Ultrasonic motor drive control system based on LPC2124

Ultrasonic motor is a new type of motor that uses the inverse piezoelectric effect of piezoelectric ceramics to obtain rotational torque. It has the characteristics of small size, compact structure, high power density, no electromagnetic interference, low speed and high torque, fast response, strong self-locking ability, etc. Since ultrasonic motors are essentially different from traditional electromagnetic principle motors in terms of structural principles and operating characteristics, their drive control technology is also very different from traditional motors, which makes the quality of ultrasonic motor drive control technology one of the key factors affecting the performance of ultrasonic motors. According to the structural characteristics and motion mechanism of the traveling wave ultrasonic motor, the design of its drive and control circuit system should meet the following requirements: 1) Provide a specific amplitude (peak-to-peak value 150-1 000 V) of orthogonal sinusoidal drive voltage within the two-phase ultrasonic frequency band (generally 20-100 kHz); 2) Ultrasonic motors have capacitive load characteristics, and matching circuits need to be designed to achieve power matching, filtering and resonant boosting functions; 3) It should have one of the methods of frequency modulation, voltage modulation, phase modulation, etc. or a mixed method for speed control; 4) It should have a closed-loop control function to adapt to the drift of the motor resonant frequency caused by the increase of motor temperature during operation. This article introduces an ultrasonic motor drive control system based on LPC2124, which makes the motor debugging work more convenient and quick, and can realize more complex algorithms.

1 System circuit design
1.1 System solution
The circuit block diagram of this drive control system is shown in Figure 1.

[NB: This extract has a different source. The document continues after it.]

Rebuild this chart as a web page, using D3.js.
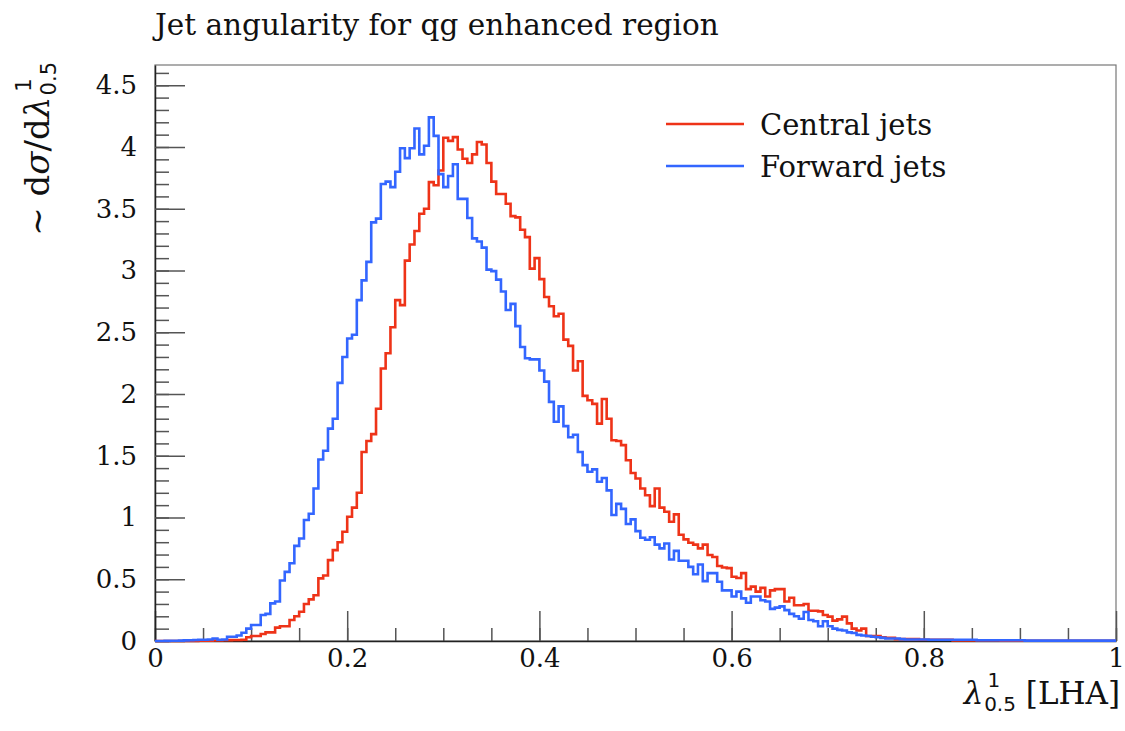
<!DOCTYPE html>
<html><head><meta charset="utf-8">
<script src="https://cdn.jsdelivr.net/npm/d3@7"></script>
<style>body{margin:0;background:#fff}svg{display:block}</style>
</head><body><svg id="c" width="1125" height="731"></svg>
<script>
const chartTitle = "Jet angularity for qg enhanced region";
const seriesNames = ["Central jets", "Forward jets"];
const binLow = 0, binWidth = 0.005;
const central = [
0,0,0,0,0,0,0,0,0.001,0.002,0.002,0.003,0.004,0.005,0.006,0.007,
0.008,0.008,0.01,0.03,0.04,0.04,0.057,0.07,0.07,0.108,0.12,0.12,0.17,0.2,0.237,0.3,
0.337,0.37,0.507,0.53,0.655,0.736,0.8,0.885,1.006,1.08,1.2,1.53,1.62,1.675,1.88,2.206,
2.33,2.54,2.76,2.72,3.08,3.21,3.32,3.46,3.5,3.716,3.69,3.81,4.075,4.05,4.08,3.98,
3.905,3.87,3.94,4.04,4.02,3.87,3.72,3.62,3.62,3.54,3.44,3.43,3.33,3.27,3.015,3.1,
2.93,2.786,2.71,2.63,2.65,2.44,2.39,2.19,2.265,1.985,1.95,1.92,1.76,1.96,1.8,1.626,
1.62,1.586,1.464,1.36,1.316,1.235,1.18,1.092,1.235,1.08,1.046,0.965,1.025,0.86,0.823,0.795,
0.78,0.75,0.78,0.696,0.68,0.607,0.595,0.59,0.52,0.51,0.55,0.42,0.44,0.4,0.43,0.36,
0.41,0.42,0.42,0.32,0.35,0.29,0.29,0.3,0.245,0.245,0.24,0.21,0.197,0.165,0.175,0.197,
0.143,0.1,0.085,0.1,0.04,0.04,0.04,0.03,0.025,0.025,0.015,0.015,0.015,0.015,0.015,0.01,
0.01,0.01,0.01,0.01,0.01,0.01,0.005,0.005,0.005,0.005,0.005,0.005,0.005,0.005,0.005,0.005,
0.002,0.002,0.002,0.002,0.002,0.002,0.002,0.002,0.002,0.002,0.002,0.002,0.002,0.002,0.002,0.002,
0.002,0.002,0.002,0.002,0.002,0.002,0.002,0.002
];
const forward = [
0,0,0.001,0.002,0.002,0.003,0.005,0.006,0.008,0.01,0.01,0.012,0.02,0.01,0.012,0.035,
0.035,0.045,0.067,0.1,0.13,0.13,0.21,0.22,0.305,0.32,0.49,0.56,0.63,0.77,0.83,0.98,
1.03,1.235,1.47,1.54,1.72,1.8,2.09,2.3,2.45,2.48,2.76,2.92,3.07,3.39,3.42,3.7,
3.72,3.675,3.8,3.99,3.91,3.99,4.15,3.94,4.01,4.24,4.09,3.78,3.675,3.765,3.86,3.58,
3.58,3.425,3.26,3.235,3.185,3.007,2.995,2.926,2.83,2.68,2.73,2.55,2.38,2.29,2.28,2.28,
2.19,2.1,1.936,1.775,1.9,1.74,1.65,1.67,1.53,1.424,1.37,1.39,1.29,1.32,1.22,1.02,
1.11,1.07,0.947,0.985,0.89,0.836,0.82,0.84,0.78,0.75,0.79,0.66,0.73,0.65,0.65,0.6,
0.54,0.62,0.485,0.55,0.55,0.48,0.41,0.41,0.36,0.4,0.345,0.31,0.36,0.36,0.33,0.32,
0.26,0.27,0.28,0.25,0.22,0.2,0.18,0.235,0.17,0.16,0.12,0.16,0.12,0.1,0.09,0.085,
0.07,0.065,0.05,0.045,0.04,0.035,0.03,0.025,0.02,0.02,0.02,0.015,0.012,0.012,0.012,0.012,
0.012,0.01,0.01,0.01,0.01,0.01,0.01,0.01,0.01,0.01,0.01,0.006,0.006,0.006,0.006,0.006,
0.006,0.006,0.006,0.006,0.006,0.003,0.003,0.003,0.003,0.003,0.003,0.003,0.003,0.003,0.003,0.003,
0.003,0.003,0.003,0.003,0.003,0.003,0.003,0.003
];
const xTickValues = [0, 0.2, 0.4, 0.6, 0.8, 1];
const xTickLabels = ["0", "0.2", "0.4", "0.6", "0.8", "1"];
const yTickValues = [0, 0.5, 1, 1.5, 2, 2.5, 3, 3.5, 4, 4.5];
const yTickLabels = ["0", "0.5", "1", "1.5", "2", "2.5", "3", "3.5", "4", "4.5"];
const xMinorStep = 0.05, yMinorStep = 0.1;
const xDomain = [0, 1], yDomain = [0, 4.664];

const colors = ["#ee3318", "#3366ff"];
const SERIF = "'DejaVu Serif', serif";
const SANS = "'DejaVu Sans', sans-serif";

const svg = d3.select("#c");
const L = 155, R = 1116, T = 65, B = 641;
const x = d3.scaleLinear().domain(xDomain).range([L, R]);
const y = d3.scaleLinear().domain(yDomain).range([B, T]);

// frame
svg.append("rect").attr("x", L).attr("y", T).attr("width", R - L).attr("height", B - T)
  .attr("fill", "none").attr("stroke", "#777").attr("stroke-width", 1.2);

// x axis
const xMinor = d3.range(0, 1 + 1e-9, xMinorStep).map(v => +v.toFixed(3));
const gx = svg.append("g").attr("transform", `translate(0,${B})`);
gx.call(d3.axisBottom(x).tickValues(xMinor).tickSize(-13).tickSizeOuter(0).tickFormat(""));
gx.selectAll(".tick line").attr("stroke", "#555").attr("stroke-width", 1.5);
gx.select(".domain").remove();
const gx2 = svg.append("g").attr("transform", `translate(0,${B})`);
gx2.call(d3.axisBottom(x).tickValues(xTickValues).tickSize(-30).tickSizeOuter(0).tickPadding(8)
  .tickFormat((d, i) => xTickLabels[i]));
gx2.selectAll(".tick line").attr("stroke", "#555").attr("stroke-width", 1.5);
gx2.select(".domain").attr("stroke", "#222").attr("stroke-width", 1.5);
gx2.selectAll("text").attr("fill", "#111").style("font-family", SERIF).style("font-size", "26px");

// y axis
const yMinor = d3.range(0, 4.6 + 1e-9, yMinorStep).map(v => +v.toFixed(3));
const gy = svg.append("g").attr("transform", `translate(${L},0)`);
gy.call(d3.axisLeft(y).tickValues(yMinor).tickSize(-14).tickSizeOuter(0).tickFormat(""));
gy.selectAll(".tick line").attr("stroke", "#555").attr("stroke-width", 1.5);
gy.select(".domain").remove();
const gy2 = svg.append("g").attr("transform", `translate(${L},0)`);
gy2.call(d3.axisLeft(y).tickValues(yTickValues).tickSize(-30).tickSizeOuter(0).tickPadding(18)
  .tickFormat((d, i) => yTickLabels[i]));
gy2.selectAll(".tick line").attr("stroke", "#555").attr("stroke-width", 1.5);
gy2.select(".domain").attr("stroke", "#222").attr("stroke-width", 1.5);
gy2.selectAll("text").attr("fill", "#111").style("font-family", SERIF).style("font-size", "26px");

// histograms
function stepPoints(vals) {
  const pts = vals.map((v, i) => [binLow + i * binWidth, v]);
  pts.push([binLow + vals.length * binWidth, vals[vals.length - 1]]);
  return pts;
}
const line = d3.line().x(d => x(d[0])).y(d => y(d[1])).curve(d3.curveStepAfter);
svg.append("clipPath").attr("id", "pc").append("rect")
  .attr("x", L).attr("y", T).attr("width", R - L).attr("height", B - T + 2);
[central, forward].forEach((vals, k) => {
  svg.append("path").datum(stepPoints(vals)).attr("d", line)
    .attr("fill", "none").attr("stroke", colors[k]).attr("stroke-width", 2.6)
    .attr("clip-path", "url(#pc)");
});

// title
svg.append("text").attr("x", 155).attr("y", 35).text(chartTitle)
  .style("font-family", SERIF).style("font-size", "29.5px").attr("fill", "#111");

// legend
seriesNames.forEach((name, k) => {
  const ly = 124 + k * 42;
  svg.append("line").attr("x1", 666).attr("x2", 744).attr("y1", ly).attr("y2", ly)
    .attr("stroke", colors[k]).attr("stroke-width", 2.6);
  svg.append("text").attr("x", 760).attr("y", ly + 11).text(name)
    .style("font-family", SERIF).style("font-size", "29px").attr("fill", "#111");
});

// x label
const xl = svg.append("text").attr("x", 1120).attr("y", 704).attr("text-anchor", "end")
  .style("font-family", SERIF).style("font-size", "31px").attr("fill", "#111");
xl.append("tspan").style("font-style", "italic").text("λ");
xl.append("tspan").attr("dx", 4).attr("dy", -17).style("font-family", SANS).style("font-size", "20px").text("1");
xl.append("tspan").attr("dx", -16).attr("dy", 24).style("font-family", SANS).style("font-size", "20px").text("0.5");
xl.append("tspan").attr("dy", -7).text(" [LHA]");

// y label
const yl = svg.append("text").attr("transform", "translate(49,62) rotate(-90)").attr("text-anchor", "end")
  .style("font-family", SERIF).style("font-size", "34px").attr("fill", "#111");
yl.append("tspan").text("∼ d");
yl.append("tspan").style("font-style", "italic").text("σ");
yl.append("tspan").text("/d");
yl.append("tspan").style("font-style", "italic").text("λ");
yl.append("tspan").attr("dx", 5).attr("dy", -18).style("font-family", SANS).style("font-size", "21px").text("1");
yl.append("tspan").attr("dx", -17).attr("dy", 25).style("font-family", SANS).style("font-size", "21px").text("0.5");
</script></body></html>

In the system, LPC2124 generates two square waves with a phase difference of 90°. After the two square waves are passed through the NOR gate, they form four square waves with the original two square waves. After the four square waves are isolated, driven, DC-inverted, and resonantly matched, the sinusoidal AC signals required for the operation of the ultrasonic motor are obtained. The fine-tuning resistor is mainly used to adjust the frequency of the output PWM signal during motor debugging, which can shorten the time consumed by motor debugging. The temperature sensor is used to detect the ambient temperature of the motor. In this way, when the requirements for the first start of the motor are high, the system can provide different starting frequencies to the motor according to different ambient temperatures, which is conducive to improving the stability of the motor start. When the concave or convex teeth on the motor rotor face the Hall sensor, the current output by the Hall sensor is different. After circuit processing, the current change is converted into a square wave signal, and the square wave signal is used to detect the motor speed and position. In order to facilitate the debugging of the circuit system and the download of the program, the system sets up JTAG and UART ports. Among them, JTAG is mainly used for debugging, and of course it can also be used for program downloading. The UART port can send various data to the computer host, and can also be used for program downloading and Fl-ash erasing.
1.2 Control chip
The control chip of the ultrasonic motor drive control system is LPC2114, whose core is ARM7TDMI. The LPC2124 processor is a member of the ARM general-purpose 32-bit microprocessor family. LPC2124 uses LQFP64 package, CPU operating voltage 1.8V, internal integrated 256 kB on-chip Flash program storage area, 16 kB static RAM, 4-channel 10-bit ADC, 2 32-bit timers, 6-channel PWM output, two low-power modes, 46 GPIO and 9 external interrupts. In addition, the built-in frequency multiplier phase-locked loop (PLL) can achieve a maximum CPU operation rate of 60 MHz. At the same time, LPC2124 supports on-chip debugging and breakpoints, which is convenient for debugging of system software and hardware.
1.3 Key circuits
1.3.1 Isolation drive, push-pull, and resonant matching circuits
The isolation drive, push-pull, and resonant matching circuits are shown in Figure 2.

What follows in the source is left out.